Saved entries
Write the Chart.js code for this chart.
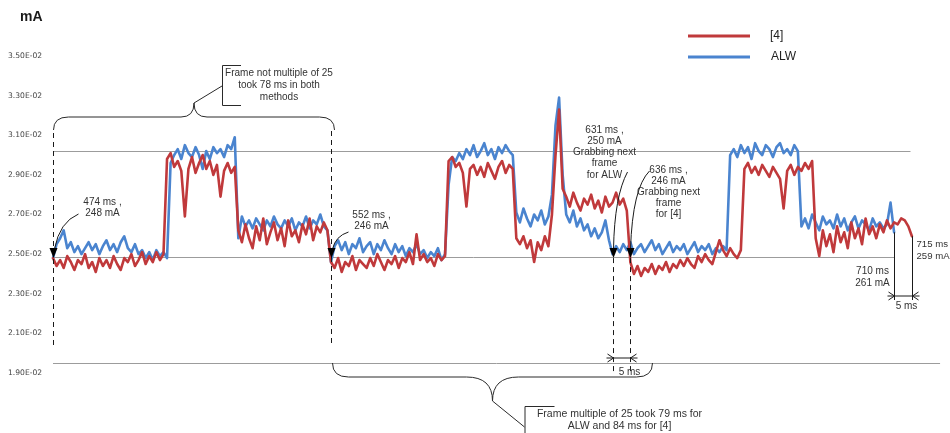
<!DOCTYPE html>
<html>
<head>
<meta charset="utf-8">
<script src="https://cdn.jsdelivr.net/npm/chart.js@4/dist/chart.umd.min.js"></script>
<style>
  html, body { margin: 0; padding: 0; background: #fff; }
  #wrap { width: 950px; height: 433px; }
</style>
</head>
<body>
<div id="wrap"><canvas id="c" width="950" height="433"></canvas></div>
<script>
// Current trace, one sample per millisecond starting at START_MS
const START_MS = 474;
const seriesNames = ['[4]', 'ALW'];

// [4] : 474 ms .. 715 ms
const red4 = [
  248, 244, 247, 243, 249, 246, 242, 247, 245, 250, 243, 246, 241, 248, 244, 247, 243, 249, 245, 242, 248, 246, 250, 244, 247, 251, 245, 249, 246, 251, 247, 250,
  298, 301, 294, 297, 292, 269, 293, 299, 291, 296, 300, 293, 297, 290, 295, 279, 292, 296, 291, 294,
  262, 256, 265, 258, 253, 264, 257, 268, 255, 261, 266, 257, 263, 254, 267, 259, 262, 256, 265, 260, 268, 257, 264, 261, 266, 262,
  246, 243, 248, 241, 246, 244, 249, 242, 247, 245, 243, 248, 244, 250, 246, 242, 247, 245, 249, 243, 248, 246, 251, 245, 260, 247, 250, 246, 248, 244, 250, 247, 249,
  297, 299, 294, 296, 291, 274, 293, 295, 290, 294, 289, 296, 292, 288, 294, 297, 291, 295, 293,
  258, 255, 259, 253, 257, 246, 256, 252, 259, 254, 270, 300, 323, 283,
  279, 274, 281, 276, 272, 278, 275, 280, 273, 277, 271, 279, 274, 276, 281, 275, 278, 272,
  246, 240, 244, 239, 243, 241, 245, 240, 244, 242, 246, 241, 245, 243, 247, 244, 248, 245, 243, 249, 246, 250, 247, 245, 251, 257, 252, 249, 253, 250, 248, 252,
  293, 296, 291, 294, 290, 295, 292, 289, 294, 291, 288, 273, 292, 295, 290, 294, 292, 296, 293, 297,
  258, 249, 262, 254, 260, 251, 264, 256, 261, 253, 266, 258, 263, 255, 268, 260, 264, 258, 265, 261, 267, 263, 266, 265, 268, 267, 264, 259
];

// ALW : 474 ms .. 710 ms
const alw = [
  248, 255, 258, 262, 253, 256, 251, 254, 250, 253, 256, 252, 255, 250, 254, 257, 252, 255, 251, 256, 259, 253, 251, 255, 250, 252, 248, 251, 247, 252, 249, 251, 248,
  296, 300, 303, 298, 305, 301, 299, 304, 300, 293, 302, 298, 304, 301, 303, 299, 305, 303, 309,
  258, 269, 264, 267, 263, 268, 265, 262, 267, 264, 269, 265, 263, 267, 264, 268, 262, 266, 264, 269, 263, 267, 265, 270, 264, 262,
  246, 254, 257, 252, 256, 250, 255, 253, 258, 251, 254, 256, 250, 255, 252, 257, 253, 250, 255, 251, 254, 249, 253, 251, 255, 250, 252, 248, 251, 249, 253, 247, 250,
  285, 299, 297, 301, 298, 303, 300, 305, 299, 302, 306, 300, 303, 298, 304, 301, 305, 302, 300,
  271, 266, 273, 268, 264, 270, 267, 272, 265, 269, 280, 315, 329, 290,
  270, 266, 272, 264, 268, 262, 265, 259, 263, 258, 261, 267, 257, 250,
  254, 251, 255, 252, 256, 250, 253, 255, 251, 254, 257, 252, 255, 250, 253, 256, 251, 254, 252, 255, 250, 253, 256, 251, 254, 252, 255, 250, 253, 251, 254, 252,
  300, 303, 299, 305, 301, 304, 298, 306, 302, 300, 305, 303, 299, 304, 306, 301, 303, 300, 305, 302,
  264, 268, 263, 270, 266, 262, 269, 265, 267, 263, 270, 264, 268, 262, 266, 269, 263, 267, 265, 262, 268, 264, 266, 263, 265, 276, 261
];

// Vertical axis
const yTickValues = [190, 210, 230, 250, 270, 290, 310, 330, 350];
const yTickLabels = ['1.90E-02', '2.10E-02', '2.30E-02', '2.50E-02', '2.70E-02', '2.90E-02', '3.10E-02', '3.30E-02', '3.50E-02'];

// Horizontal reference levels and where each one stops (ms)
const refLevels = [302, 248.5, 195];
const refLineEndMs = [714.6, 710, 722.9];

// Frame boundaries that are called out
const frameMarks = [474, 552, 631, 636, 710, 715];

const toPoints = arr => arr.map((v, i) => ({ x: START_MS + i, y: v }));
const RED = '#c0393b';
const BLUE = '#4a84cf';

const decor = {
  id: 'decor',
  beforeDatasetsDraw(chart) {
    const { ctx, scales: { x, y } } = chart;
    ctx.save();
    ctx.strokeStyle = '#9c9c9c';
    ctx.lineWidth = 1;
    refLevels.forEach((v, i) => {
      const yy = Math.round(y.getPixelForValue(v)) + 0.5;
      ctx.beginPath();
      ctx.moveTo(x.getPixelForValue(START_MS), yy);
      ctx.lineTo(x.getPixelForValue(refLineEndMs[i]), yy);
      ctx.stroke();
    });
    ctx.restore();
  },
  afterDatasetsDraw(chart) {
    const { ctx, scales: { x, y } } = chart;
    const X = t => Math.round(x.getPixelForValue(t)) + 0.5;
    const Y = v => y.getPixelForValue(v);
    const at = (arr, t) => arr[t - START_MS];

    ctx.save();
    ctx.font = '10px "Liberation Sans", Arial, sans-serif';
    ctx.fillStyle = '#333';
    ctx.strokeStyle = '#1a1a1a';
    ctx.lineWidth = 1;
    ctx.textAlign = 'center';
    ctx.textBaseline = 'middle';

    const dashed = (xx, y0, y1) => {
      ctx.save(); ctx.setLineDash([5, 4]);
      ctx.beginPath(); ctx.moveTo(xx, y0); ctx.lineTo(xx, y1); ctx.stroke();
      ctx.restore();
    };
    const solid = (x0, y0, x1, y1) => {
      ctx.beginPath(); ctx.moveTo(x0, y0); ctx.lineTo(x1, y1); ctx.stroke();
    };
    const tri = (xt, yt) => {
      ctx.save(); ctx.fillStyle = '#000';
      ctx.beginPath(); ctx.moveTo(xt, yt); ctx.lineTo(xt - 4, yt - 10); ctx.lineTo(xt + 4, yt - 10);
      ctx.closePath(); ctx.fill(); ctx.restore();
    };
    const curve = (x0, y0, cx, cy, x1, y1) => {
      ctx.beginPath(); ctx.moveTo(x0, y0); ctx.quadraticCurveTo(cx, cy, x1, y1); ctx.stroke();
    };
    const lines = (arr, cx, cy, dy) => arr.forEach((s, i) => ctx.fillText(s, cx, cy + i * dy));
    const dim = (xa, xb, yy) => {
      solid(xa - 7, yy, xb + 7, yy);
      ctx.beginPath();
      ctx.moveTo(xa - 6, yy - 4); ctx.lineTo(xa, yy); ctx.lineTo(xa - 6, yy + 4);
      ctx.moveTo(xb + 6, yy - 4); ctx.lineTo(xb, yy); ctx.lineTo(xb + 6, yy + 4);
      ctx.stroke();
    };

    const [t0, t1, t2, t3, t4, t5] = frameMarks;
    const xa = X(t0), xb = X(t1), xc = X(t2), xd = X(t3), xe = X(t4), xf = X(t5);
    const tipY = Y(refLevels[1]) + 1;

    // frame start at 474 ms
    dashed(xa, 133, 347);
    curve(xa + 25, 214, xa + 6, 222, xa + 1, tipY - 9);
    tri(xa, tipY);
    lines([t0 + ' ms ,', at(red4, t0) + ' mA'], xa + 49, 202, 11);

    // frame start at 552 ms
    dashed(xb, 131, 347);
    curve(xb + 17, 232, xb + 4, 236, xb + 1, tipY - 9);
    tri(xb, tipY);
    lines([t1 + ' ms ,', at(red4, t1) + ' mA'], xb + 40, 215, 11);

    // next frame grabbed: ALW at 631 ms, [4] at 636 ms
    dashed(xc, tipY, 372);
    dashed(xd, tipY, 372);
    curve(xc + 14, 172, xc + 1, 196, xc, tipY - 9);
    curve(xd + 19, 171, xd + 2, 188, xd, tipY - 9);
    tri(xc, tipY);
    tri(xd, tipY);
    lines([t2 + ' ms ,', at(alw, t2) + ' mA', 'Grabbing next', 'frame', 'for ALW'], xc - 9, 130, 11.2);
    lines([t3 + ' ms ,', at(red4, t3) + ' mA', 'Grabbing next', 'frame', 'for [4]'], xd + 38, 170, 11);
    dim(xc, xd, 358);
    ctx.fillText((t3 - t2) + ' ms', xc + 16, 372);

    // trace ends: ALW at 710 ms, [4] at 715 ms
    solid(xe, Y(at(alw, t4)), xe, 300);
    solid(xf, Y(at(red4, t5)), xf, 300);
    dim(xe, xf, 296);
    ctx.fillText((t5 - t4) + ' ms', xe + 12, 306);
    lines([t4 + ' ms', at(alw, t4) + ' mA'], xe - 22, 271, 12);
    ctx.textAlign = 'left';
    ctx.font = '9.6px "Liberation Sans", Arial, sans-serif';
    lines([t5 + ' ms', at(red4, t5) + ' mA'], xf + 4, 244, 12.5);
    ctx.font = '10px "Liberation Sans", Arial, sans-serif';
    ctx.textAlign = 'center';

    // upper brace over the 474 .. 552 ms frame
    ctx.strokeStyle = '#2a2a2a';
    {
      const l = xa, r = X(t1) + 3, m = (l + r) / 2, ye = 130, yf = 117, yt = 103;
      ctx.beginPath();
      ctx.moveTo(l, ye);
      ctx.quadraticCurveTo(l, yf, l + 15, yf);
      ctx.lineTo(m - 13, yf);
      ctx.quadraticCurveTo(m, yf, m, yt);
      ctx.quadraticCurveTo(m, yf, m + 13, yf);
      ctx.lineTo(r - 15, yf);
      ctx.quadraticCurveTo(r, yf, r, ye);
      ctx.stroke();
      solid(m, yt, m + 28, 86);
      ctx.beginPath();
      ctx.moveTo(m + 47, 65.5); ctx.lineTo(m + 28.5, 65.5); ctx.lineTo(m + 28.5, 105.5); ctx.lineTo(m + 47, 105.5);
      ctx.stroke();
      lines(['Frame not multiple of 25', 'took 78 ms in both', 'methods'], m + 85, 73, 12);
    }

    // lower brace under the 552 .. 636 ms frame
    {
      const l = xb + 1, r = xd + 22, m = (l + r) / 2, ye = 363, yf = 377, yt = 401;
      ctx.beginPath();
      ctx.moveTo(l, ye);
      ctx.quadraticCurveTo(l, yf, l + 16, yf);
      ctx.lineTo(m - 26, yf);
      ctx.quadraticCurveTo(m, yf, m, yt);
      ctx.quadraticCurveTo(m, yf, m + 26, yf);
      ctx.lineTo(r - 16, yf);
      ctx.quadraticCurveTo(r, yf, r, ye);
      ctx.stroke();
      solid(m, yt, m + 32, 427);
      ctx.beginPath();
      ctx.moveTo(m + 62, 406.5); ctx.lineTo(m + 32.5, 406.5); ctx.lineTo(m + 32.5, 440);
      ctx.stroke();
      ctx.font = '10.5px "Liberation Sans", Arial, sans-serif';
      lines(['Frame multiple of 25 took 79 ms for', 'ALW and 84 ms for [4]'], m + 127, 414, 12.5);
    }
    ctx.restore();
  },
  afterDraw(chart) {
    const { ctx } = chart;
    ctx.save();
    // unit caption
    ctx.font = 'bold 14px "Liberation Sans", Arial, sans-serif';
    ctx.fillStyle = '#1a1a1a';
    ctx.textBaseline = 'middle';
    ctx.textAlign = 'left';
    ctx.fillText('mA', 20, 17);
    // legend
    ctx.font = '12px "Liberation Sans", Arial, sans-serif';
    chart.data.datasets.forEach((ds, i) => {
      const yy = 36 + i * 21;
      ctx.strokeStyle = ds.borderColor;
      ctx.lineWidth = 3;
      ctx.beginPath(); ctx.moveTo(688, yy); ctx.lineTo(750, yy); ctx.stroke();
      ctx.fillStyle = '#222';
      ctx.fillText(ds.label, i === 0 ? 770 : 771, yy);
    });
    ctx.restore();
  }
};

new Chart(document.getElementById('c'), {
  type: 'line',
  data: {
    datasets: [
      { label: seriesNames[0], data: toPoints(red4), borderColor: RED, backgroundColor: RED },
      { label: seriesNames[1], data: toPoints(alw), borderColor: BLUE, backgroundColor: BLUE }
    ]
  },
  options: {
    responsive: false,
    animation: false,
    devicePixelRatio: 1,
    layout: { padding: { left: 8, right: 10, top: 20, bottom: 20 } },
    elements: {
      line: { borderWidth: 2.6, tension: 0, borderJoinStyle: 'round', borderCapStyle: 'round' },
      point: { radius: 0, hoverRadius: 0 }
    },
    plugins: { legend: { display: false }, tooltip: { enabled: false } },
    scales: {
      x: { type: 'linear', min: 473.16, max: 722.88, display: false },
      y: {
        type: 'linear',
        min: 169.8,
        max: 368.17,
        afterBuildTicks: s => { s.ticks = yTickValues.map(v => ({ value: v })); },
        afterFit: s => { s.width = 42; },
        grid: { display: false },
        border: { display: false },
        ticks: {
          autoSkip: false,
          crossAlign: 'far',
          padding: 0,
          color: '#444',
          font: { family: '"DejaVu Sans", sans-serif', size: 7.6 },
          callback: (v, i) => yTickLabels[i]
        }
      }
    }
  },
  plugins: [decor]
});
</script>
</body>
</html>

--

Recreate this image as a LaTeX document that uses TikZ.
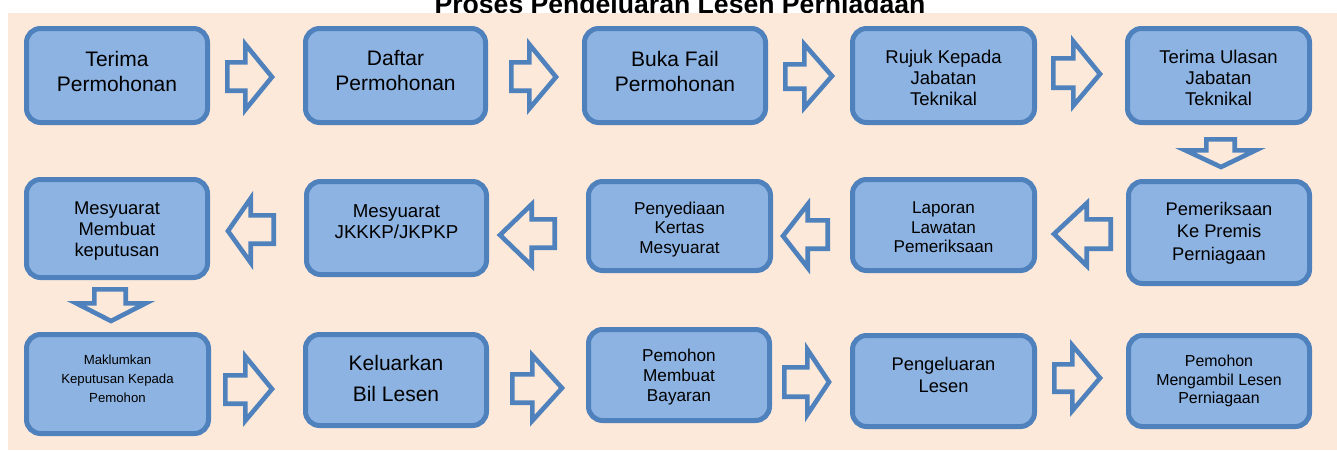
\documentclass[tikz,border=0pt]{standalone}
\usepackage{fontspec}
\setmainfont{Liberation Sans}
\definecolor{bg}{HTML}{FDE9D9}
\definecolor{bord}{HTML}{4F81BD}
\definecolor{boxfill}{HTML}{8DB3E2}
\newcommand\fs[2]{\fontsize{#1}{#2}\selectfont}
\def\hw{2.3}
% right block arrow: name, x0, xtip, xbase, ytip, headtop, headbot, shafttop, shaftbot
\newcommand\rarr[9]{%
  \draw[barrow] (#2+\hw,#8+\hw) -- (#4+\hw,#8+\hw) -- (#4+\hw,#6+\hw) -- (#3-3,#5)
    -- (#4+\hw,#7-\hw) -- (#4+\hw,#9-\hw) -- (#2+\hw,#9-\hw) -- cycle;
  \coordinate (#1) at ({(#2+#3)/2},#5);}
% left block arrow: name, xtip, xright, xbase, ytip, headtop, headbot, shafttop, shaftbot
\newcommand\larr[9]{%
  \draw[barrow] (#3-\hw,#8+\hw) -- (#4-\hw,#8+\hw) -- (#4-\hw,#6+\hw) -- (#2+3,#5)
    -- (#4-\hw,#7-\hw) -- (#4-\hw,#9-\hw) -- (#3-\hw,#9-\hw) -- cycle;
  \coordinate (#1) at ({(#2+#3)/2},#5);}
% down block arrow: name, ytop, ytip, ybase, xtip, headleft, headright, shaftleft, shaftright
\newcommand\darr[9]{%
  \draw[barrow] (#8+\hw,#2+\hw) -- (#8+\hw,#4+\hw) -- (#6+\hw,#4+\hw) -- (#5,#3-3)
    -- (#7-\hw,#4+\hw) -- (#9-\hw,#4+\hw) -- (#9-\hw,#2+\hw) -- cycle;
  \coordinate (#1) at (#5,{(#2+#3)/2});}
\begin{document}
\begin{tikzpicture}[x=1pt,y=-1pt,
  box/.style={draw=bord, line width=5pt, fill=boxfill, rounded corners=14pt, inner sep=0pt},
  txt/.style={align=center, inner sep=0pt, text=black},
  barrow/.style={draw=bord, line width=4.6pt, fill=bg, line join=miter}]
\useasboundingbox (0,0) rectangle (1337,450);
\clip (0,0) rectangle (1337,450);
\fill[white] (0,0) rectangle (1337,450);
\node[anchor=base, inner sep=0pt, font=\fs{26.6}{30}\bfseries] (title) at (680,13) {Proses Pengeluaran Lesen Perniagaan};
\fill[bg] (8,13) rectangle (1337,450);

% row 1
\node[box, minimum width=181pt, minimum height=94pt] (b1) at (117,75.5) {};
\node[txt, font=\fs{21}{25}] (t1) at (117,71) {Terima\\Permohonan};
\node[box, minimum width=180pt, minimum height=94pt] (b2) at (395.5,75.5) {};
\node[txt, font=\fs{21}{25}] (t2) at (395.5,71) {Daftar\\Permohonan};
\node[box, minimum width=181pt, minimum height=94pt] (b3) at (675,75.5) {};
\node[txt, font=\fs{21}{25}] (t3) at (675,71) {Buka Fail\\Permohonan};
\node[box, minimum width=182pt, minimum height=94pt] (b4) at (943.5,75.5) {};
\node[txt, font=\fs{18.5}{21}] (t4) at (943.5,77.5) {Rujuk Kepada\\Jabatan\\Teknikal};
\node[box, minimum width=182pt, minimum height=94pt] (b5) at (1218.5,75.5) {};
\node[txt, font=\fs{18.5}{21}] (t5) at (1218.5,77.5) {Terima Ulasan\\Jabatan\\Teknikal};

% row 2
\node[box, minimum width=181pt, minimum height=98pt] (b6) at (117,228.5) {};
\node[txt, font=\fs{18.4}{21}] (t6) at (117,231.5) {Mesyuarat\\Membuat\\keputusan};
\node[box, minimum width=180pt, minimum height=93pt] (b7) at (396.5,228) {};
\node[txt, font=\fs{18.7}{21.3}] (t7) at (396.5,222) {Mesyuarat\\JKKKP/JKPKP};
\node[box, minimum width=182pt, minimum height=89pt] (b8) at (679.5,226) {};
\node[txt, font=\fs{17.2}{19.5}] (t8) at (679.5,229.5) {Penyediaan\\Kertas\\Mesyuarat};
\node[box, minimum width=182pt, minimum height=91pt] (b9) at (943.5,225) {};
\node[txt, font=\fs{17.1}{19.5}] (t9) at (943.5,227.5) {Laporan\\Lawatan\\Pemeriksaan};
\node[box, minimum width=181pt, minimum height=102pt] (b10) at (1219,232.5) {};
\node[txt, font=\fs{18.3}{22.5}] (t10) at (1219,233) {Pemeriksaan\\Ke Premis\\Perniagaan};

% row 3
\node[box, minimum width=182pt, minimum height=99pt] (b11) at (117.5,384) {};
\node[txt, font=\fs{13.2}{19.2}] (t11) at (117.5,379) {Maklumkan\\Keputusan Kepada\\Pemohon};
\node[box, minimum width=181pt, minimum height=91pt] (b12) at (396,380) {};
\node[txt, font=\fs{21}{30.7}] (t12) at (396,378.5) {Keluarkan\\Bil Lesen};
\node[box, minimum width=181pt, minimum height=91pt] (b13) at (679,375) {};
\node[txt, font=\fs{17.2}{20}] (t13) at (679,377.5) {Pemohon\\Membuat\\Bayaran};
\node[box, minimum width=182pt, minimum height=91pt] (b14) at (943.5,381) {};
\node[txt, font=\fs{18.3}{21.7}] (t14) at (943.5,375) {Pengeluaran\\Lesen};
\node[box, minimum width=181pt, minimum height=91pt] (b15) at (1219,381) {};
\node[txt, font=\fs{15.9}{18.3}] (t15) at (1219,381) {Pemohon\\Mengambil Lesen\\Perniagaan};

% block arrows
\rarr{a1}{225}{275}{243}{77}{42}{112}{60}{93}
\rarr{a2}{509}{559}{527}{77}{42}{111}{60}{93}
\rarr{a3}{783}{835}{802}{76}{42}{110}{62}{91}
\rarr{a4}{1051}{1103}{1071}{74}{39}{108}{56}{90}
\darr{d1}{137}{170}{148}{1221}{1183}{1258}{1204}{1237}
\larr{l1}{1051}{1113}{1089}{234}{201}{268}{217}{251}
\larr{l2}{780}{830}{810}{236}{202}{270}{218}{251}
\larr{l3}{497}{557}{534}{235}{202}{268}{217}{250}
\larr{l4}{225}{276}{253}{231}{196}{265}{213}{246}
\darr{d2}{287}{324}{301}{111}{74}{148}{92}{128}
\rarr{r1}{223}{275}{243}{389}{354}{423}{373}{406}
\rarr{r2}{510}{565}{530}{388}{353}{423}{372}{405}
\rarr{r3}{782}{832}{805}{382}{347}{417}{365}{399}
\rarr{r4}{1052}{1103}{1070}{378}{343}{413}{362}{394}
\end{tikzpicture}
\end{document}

### Problem requirements
Reproduce exactly, and only, the lines from the one containing "Write the Chart.js code for this chart." through the one containing "const seriesNames = ['[4]', 'ALW'];", including both; leave out any pictures.

### Output for this task
Write the Chart.js code for this chart.
<!DOCTYPE html>
<html>
<head>
<meta charset="utf-8">
<script src="https://cdn.jsdelivr.net/npm/chart.js@4/dist/chart.umd.min.js"></script>
<style>
  html, body { margin: 0; padding: 0; background: #fff; }
  #wrap { width: 950px; height: 433px; }
</style>
</head>
<body>
<div id="wrap"><canvas id="c" width="950" height="433"></canvas></div>
<script>
// Current trace, one sample per millisecond starting at START_MS
const START_MS = 474;
const seriesNames = ['[4]', 'ALW'];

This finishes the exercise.